Sam McBride was running at full capacity and was behind schedule that day, and the crews were in the habit of speeding up operations under such circumstances, according to TSB. The vessel approached the dock at a speed of about five knots, based on video footage analysis - two knots faster than normal.
Only the aft propeller of the double-ended ferry was turning, and it did not have enough power on its own to reduce speed in time to avert hard contact. The reason for the forward propeller's failure to engage was impossible to determine; the engines were newly-replaced in 2011, and the TSB found no evidence of mechanical failure or control system fault codes, at least on the day of the casualty. The engine OEM found throttle control fault codes dating to June 18, two months before the allision, but none in the timeframe just before the accident. The vessel's systems all functioned as designed in post-casualty sea trials, including in tests designed to simulate the conditions at the time of the allision.
The exact proximate cause of the casualty was not determined, beyond the operational pressures of a busy day and the deck officer's decision to approach at higher-than-normal speed.
In the course of its investigation, TSB reviewed unrelated safety practices aboard Sam McBride, and it found room for improvement. The agency concluded that the abandon-ship plan for Sam McBride was under-staffed: including the captain and engineer, the vessel had only six crewmembers to handle emergency-response duties, launch life rafts and safely disembark 900 passengers. In 2008, Transport Canada had revised the minimum allowable crewing for Sam McBride from 12 down to six at the request of the operator, the City of Toronto. "If the crew complement specified on a vessel’s safe manning document is insufficient to respond to an emergency, there is an increased risk to the safety of the vessel’s crew and passengers," concluded TSB.

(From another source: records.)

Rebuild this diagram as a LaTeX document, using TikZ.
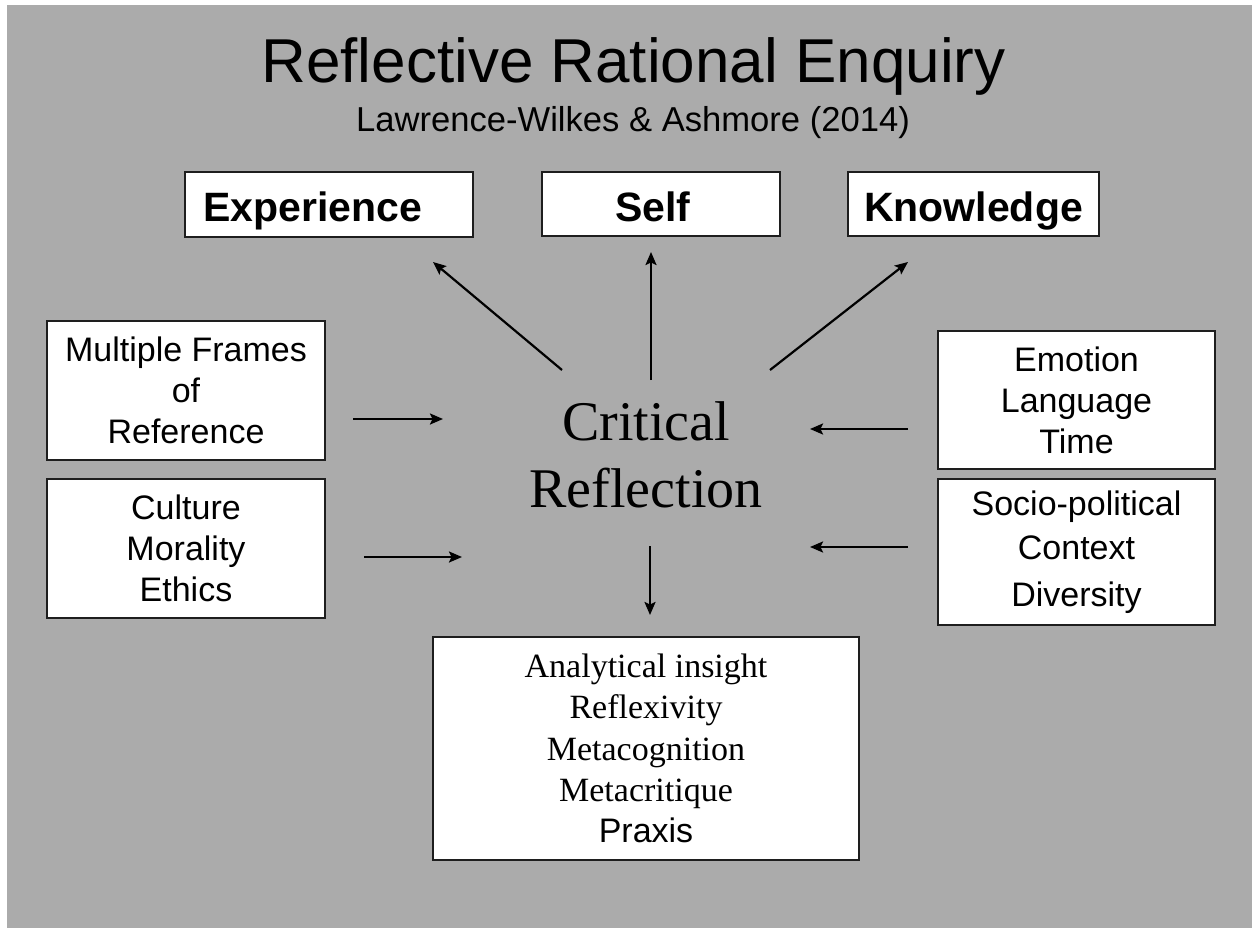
\documentclass[tikz,border=0pt]{standalone}
\usepackage{fontspec}
\setmainfont{Liberation Serif}
\setsansfont{Liberation Sans}
\usetikzlibrary{arrows.meta}
\definecolor{bggray}{RGB}{171,171,171}
\definecolor{edge}{RGB}{30,30,30}
\tikzset{
  box/.style={draw=edge, line width=2pt, fill=white, inner sep=0pt, align=center},
  sanstxt/.style={font=\sffamily\fontsize{34}{41}\selectfont},
  headtxt/.style={font=\sffamily\bfseries\fontsize{41}{48}\selectfont, text height=34pt, text depth=0pt},
  arr/.style={line width=2.2pt, draw=black, -{Stealth[length=13pt,width=11pt,inset=2.5pt]}},
}
\begin{document}
\begin{tikzpicture}[x=1pt,y=-1pt]
\useasboundingbox (0,0) rectangle (1252,928);
\fill[white] (0,0) rectangle (1252,928);
\fill[bggray] (7,5) rectangle (1252,928);

% title
\node[anchor=base, font=\sffamily\fontsize{62}{70}\selectfont, inner sep=0pt] (title) at (633.5,83) {Reflective Rational Enquiry};
\node[anchor=base, font=\sffamily\fontsize{34.6}{40}\selectfont, inner sep=0pt] (sub) at (633,132) {Lawrence-Wilkes \& Ashmore (2014)};

% top boxes
\node[box, headtxt, minimum width=288pt, minimum height=64pt] (exp) at (329,204.5) {\hspace*{-32pt}Experience};
\node[box, headtxt, minimum width=238pt, minimum height=64pt] (self) at (661,204) {\hspace*{-16pt}Self};
\node[box, headtxt, minimum width=251pt, minimum height=64pt] (know) at (973.5,204) {Knowledge};

% side boxes
\node[box, sanstxt, minimum width=278pt, minimum height=139pt] (mfr) at (186,390.5) {Multiple Frames\\of\\Reference};
\node[box, sanstxt, minimum width=278pt, minimum height=139pt] (cul) at (186,548.5) {Culture\\Morality\\Ethics};
\node[box, sanstxt, minimum width=277pt, minimum height=138pt] (emo) at (1076.5,400) {Emotion\\Language\\Time};
\node[box, font=\sffamily\fontsize{34}{44}\selectfont, minimum width=277pt, minimum height=146pt] (soc) at (1076.5,552) {Socio-political\\Context\\[3pt]Diversity};

% outcome box
\node[box, font=\rmfamily\fontsize{34}{41.2}\selectfont, minimum width=426pt, minimum height=223pt] (out) at (646,748.5) {Analytical insight\\Reflexivity\\Metacognition\\Metacritique\\{\sffamily Praxis}};

% centre
\node[font=\rmfamily\fontsize{56}{67}\selectfont, align=center, inner sep=0pt] (crit) at (646,455) {Critical\\Reflection};

% arrow end points
\coordinate (e1) at (562,370); \coordinate (e2) at (433,262);
\coordinate (s1) at (651,380); \coordinate (s2) at (651,252);
\coordinate (k1) at (770,370); \coordinate (k2) at (908,262);
\coordinate (m1) at (353,419); \coordinate (m2) at (443,419);
\coordinate (c1) at (364,557); \coordinate (c2) at (462,557);
\coordinate (t1) at (908,429); \coordinate (t2) at (810,429);
\coordinate (p1) at (908,547); \coordinate (p2) at (810,547);
\coordinate (d1) at (650,546); \coordinate (d2) at (650,615);

\draw[arr] (e1) -- (e2);
\draw[arr] (s1) -- (s2);
\draw[arr] (k1) -- (k2);
\draw[arr] (m1) -- (m2);
\draw[arr] (c1) -- (c2);
\draw[arr] (t1) -- (t2);
\draw[arr] (p1) -- (p2);
\draw[arr] (d1) -- (d2);
\end{tikzpicture}
\end{document}
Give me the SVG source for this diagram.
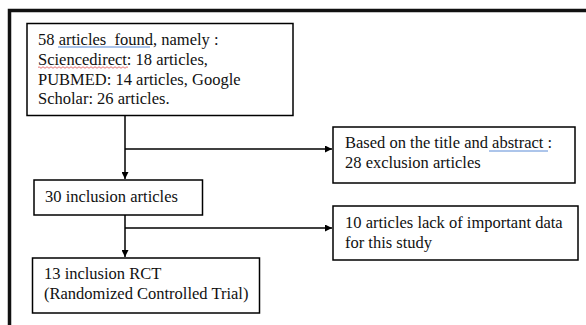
<svg xmlns="http://www.w3.org/2000/svg" width="586" height="325" viewBox="0 0 586 325">
<defs>
<style>
.box{fill:#fff;stroke:#000;stroke-width:1.5}
.t{font-family:"Liberation Serif","Times New Roman",serif;font-size:16.5px;fill:#111;white-space:pre}
.c{fill:none;stroke:#000;stroke-width:1.5}
</style>
<marker id="ah" viewBox="0 0 10 10" refX="10" refY="5" markerWidth="7" markerHeight="7" markerUnits="userSpaceOnUse" orient="auto">
<path d="M0,0 L10,5 L0,10 z" fill="#000"/>
</marker>
</defs>
<rect width="586" height="325" fill="#fff"/>
<g id="frame">
<path d="M9.5,325 V10.5 H586" fill="none" stroke="#111" stroke-width="3.5"/>
</g>
<g id="connectors">
<path class="c" d="M125,116 V179" marker-end="url(#ah)"/>
<path class="c" d="M125,149 H332" marker-end="url(#ah)"/>
<path class="c" d="M125,215 V257" marker-end="url(#ah)"/>
<path class="c" d="M125,228 H332" marker-end="url(#ah)"/>
</g>
<g id="n1">
<rect class="box" x="27" y="23.5" width="266" height="92"/>
<text class="t" x="38" y="45" xml:space="preserve">58 articles  found, namely :</text>
<text class="t" x="38" y="65">Sciencedirect: 18 articles,</text>
<text class="t" x="38" y="84.5">PUBMED: 14 articles, Google</text>
<text class="t" x="38" y="104">Scholar: 26 articles.</text>
<path d="M58,47 H150" stroke="#5b8bd6" stroke-width="1"/>
<path d="M38,67.5 q1,-1.5 2,0 t2,0 t2,0 t2,0 t2,0 t2,0 t2,0 t2,0 t2,0 t2,0 t2,0 t2,0 t2,0 t2,0 t2,0 t2,0 t2,0 t2,0 t2,0 t2,0 t2,0 t2,0 t2,0 t2,0 t2,0 t2,0 t2,0 t2,0 t2,0 t2,0 t2,0 t2,0 t2,0 t2,0 t2,0 t2,0 t2,0 t2,0 t2,0 t2,0 t2,0 t2,0 t2,0 t2,0 t2,0" fill="none" stroke="#e05050" stroke-width="0.8"/>
</g>
<g id="n2">
<rect class="box" x="333" y="127" width="242" height="56"/>
<text class="t" x="345" y="148">Based on the title and abstract :</text>
<text class="t" x="345" y="168">28 exclusion articles</text>
<path d="M489,151 H548" stroke="#5b8bd6" stroke-width="1"/>
</g>
<g id="n3">
<rect class="box" x="34" y="180" width="168.5" height="35"/>
<text class="t" x="45" y="202">30 inclusion articles</text>
</g>
<g id="n4">
<rect class="box" x="333" y="206" width="245" height="54"/>
<text class="t" x="345" y="228">10 articles lack of important data</text>
<text class="t" x="345" y="248">for this study</text>
</g>
<g id="n5">
<rect class="box" x="32.5" y="258" width="227" height="55"/>
<text class="t" x="44" y="279">13 inclusion RCT</text>
<text class="t" x="44" y="299">(Randomized Controlled Trial)</text>
</g>
</svg>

Further, "the investigation found no evidence that an exercise including a large number of people representing the vessel’s maximum passenger complement was ever performed," though regular simulated abandon-ship drills were held.
"If passenger evacuation procedures are not validated through a realistic exercise with a representative number of participants, a vessel’s crew will be insufficiently prepared for an emergency and passengers will be at an elevated risk of injury or death," cautioned TSB.
TSB also noted that at the time, the City of Toronto did not have an SMS for its ferry operating division, nor a written procedure for docking maneuvers. Passenger counts were estimated by the crew and were approximate, creating uncertainty about whether all onboard personnel would be accounted for in the event of a casualty.